**What this task involves**
Skip the pictures. Transcribe the rest of the data below without changing a word.
========
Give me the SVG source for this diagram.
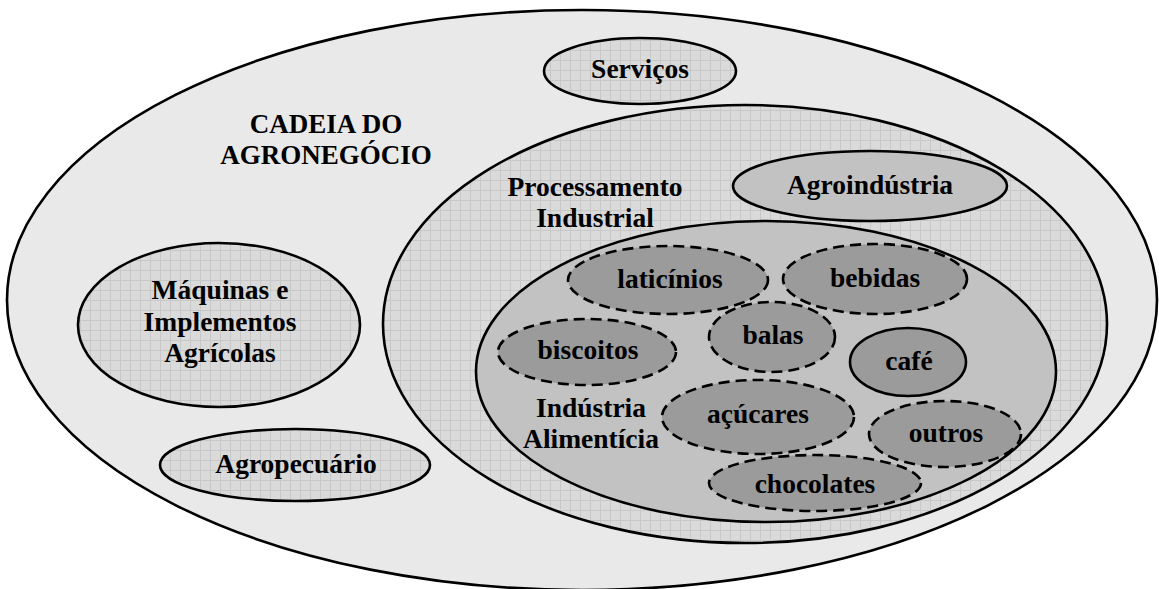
<svg xmlns="http://www.w3.org/2000/svg" width="1159" height="589" viewBox="0 0 1159 589">
<defs>
<pattern id="grid" width="10" height="10" patternUnits="userSpaceOnUse">
<rect width="10" height="10" fill="#dadada"/>
<path d="M0 0.5H10M0.5 0V10" stroke="#c8c8c8" stroke-width="1" fill="none"/>
</pattern>
<style>
.solid{stroke:#000;stroke-width:2.6}
.dash{stroke:#000;stroke-width:2.6;stroke-dasharray:11 6}
.outer{fill:#e9e9e9}
.gridf{fill:url(#grid)}
.mid{fill:#c2c2c2}
.dark{fill:#9b9b9b}
text{font-family:"Liberation Serif","Times New Roman",serif;font-weight:bold;font-size:27.5px;fill:#000;text-anchor:middle}
.title{font-size:27px}
</style>
</defs>
<rect width="1159" height="589" fill="#fff"/>
<g id="cadeia">
<ellipse class="outer solid" cx="582" cy="300" rx="575" ry="290"/>
<text class="title" x="326" y="133">CADEIA DO</text>
<text class="title" x="326" y="164">AGRONEGÓCIO</text>
</g>
<g id="servicos">
<ellipse class="gridf solid" cx="640" cy="71" rx="96" ry="33"/>
<text x="640" y="78">Serviços</text>
</g>
<g id="maquinas">
<ellipse class="gridf solid" cx="219" cy="325" rx="141" ry="82"/>
<text x="220" y="299">Máquinas e</text>
<text x="220" y="331">Implementos</text>
<text x="220" y="362">Agrícolas</text>
</g>
<g id="agropecuario">
<ellipse class="gridf solid" cx="295" cy="465" rx="135" ry="36"/>
<text x="296" y="473">Agropecuário</text>
</g>
<g id="processamento">
<ellipse class="gridf solid" cx="745" cy="324" rx="362" ry="219"/>
<text x="595" y="196">Processamento</text>
<text x="595" y="227">Industrial</text>
</g>
<g id="agroindustria">
<ellipse class="mid solid" cx="870" cy="186" rx="137" ry="35"/>
<text x="870" y="194">Agroindústria</text>
</g>
<g id="industria-alimenticia">
<ellipse class="mid solid" cx="766" cy="371.5" rx="290" ry="150.5"/>
<text x="591" y="417">Indústria</text>
<text x="591" y="448">Alimentícia</text>
</g>
<g id="laticinios">
<ellipse class="dark dash" cx="668" cy="280" rx="100" ry="34"/>
<text x="670" y="288">laticínios</text>
</g>
<g id="bebidas">
<ellipse class="dark dash" cx="875" cy="279" rx="92" ry="35"/>
<text x="875" y="287">bebidas</text>
</g>
<g id="biscoitos">
<ellipse class="dark dash" cx="587" cy="352" rx="89" ry="33"/>
<text x="588" y="359">biscoitos</text>
</g>
<g id="balas">
<ellipse class="dark dash" cx="772" cy="337" rx="63" ry="35"/>
<text x="773" y="344">balas</text>
</g>
<g id="cafe">
<ellipse class="dark solid" cx="908" cy="362" rx="58" ry="34"/>
<text x="909" y="370">café</text>
</g>
<g id="acucares">
<ellipse class="dark dash" cx="758" cy="417" rx="96" ry="37"/>
<text x="758" y="423">açúcares</text>
</g>
<g id="outros">
<ellipse class="dark dash" cx="945" cy="434" rx="76" ry="33"/>
<text x="946" y="442">outros</text>
</g>
<g id="chocolates">
<ellipse class="dark dash" cx="815" cy="483" rx="106" ry="28"/>
<text x="815" y="493">chocolates</text>
</g>
<g id="connectors"/>
</svg>
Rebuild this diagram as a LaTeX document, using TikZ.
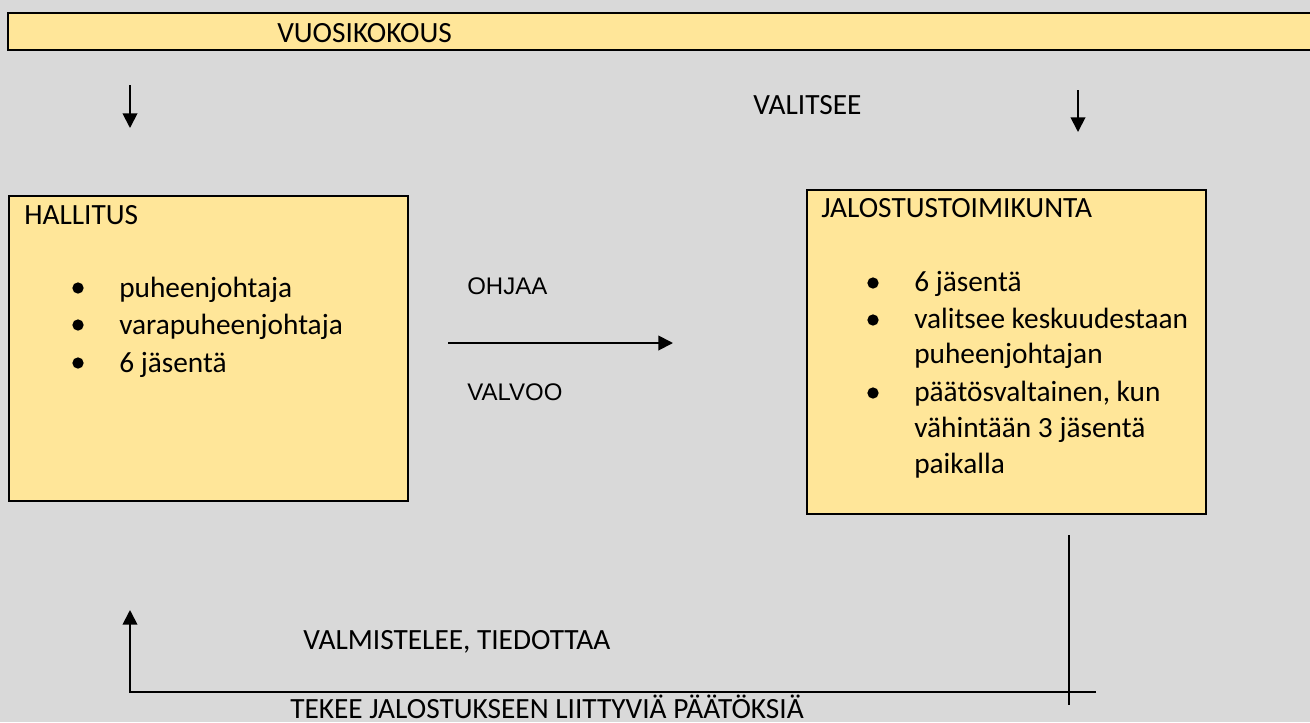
========
**Full solution**
Give me the SVG source for this diagram.
<svg xmlns="http://www.w3.org/2000/svg" width="1159" height="589" viewBox="0 0 1159 589">
<defs>
<pattern id="grid" width="10" height="10" patternUnits="userSpaceOnUse">
<rect width="10" height="10" fill="#dadada"/>
<path d="M0 0.5H10M0.5 0V10" stroke="#c8c8c8" stroke-width="1" fill="none"/>
</pattern>
<style>
.solid{stroke:#000;stroke-width:2.6}
.dash{stroke:#000;stroke-width:2.6;stroke-dasharray:11 6}
.outer{fill:#e9e9e9}
.gridf{fill:url(#grid)}
.mid{fill:#c2c2c2}
.dark{fill:#9b9b9b}
text{font-family:"Liberation Serif","Times New Roman",serif;font-weight:bold;font-size:27.5px;fill:#000;text-anchor:middle}
.title{font-size:27px}
</style>
</defs>
<rect width="1159" height="589" fill="#fff"/>
<g id="cadeia">
<ellipse class="outer solid" cx="582" cy="300" rx="575" ry="290"/>
<text class="title" x="326" y="133">CADEIA DO</text>
<text class="title" x="326" y="164">AGRONEGÓCIO</text>
</g>
<g id="servicos">
<ellipse class="gridf solid" cx="640" cy="71" rx="96" ry="33"/>
<text x="640" y="78">Serviços</text>
</g>
<g id="maquinas">
<ellipse class="gridf solid" cx="219" cy="325" rx="141" ry="82"/>
<text x="220" y="299">Máquinas e</text>
<text x="220" y="331">Implementos</text>
<text x="220" y="362">Agrícolas</text>
</g>
<g id="agropecuario">
<ellipse class="gridf solid" cx="295" cy="465" rx="135" ry="36"/>
<text x="296" y="473">Agropecuário</text>
</g>
<g id="processamento">
<ellipse class="gridf solid" cx="745" cy="324" rx="362" ry="219"/>
<text x="595" y="196">Processamento</text>
<text x="595" y="227">Industrial</text>
</g>
<g id="agroindustria">
<ellipse class="mid solid" cx="870" cy="186" rx="137" ry="35"/>
<text x="870" y="194">Agroindústria</text>
</g>
<g id="industria-alimenticia">
<ellipse class="mid solid" cx="766" cy="371.5" rx="290" ry="150.5"/>
<text x="591" y="417">Indústria</text>
<text x="591" y="448">Alimentícia</text>
</g>
<g id="laticinios">
<ellipse class="dark dash" cx="668" cy="280" rx="100" ry="34"/>
<text x="670" y="288">laticínios</text>
</g>
<g id="bebidas">
<ellipse class="dark dash" cx="875" cy="279" rx="92" ry="35"/>
<text x="875" y="287">bebidas</text>
</g>
<g id="biscoitos">
<ellipse class="dark dash" cx="587" cy="352" rx="89" ry="33"/>
<text x="588" y="359">biscoitos</text>
</g>
<g id="balas">
<ellipse class="dark dash" cx="772" cy="337" rx="63" ry="35"/>
<text x="773" y="344">balas</text>
</g>
<g id="cafe">
<ellipse class="dark solid" cx="908" cy="362" rx="58" ry="34"/>
<text x="909" y="370">café</text>
</g>
<g id="acucares">
<ellipse class="dark dash" cx="758" cy="417" rx="96" ry="37"/>
<text x="758" y="423">açúcares</text>
</g>
<g id="outros">
<ellipse class="dark dash" cx="945" cy="434" rx="76" ry="33"/>
<text x="946" y="442">outros</text>
</g>
<g id="chocolates">
<ellipse class="dark dash" cx="815" cy="483" rx="106" ry="28"/>
<text x="815" y="493">chocolates</text>
</g>
<g id="connectors"/>
</svg>
Rebuild this diagram as a LaTeX document, using TikZ.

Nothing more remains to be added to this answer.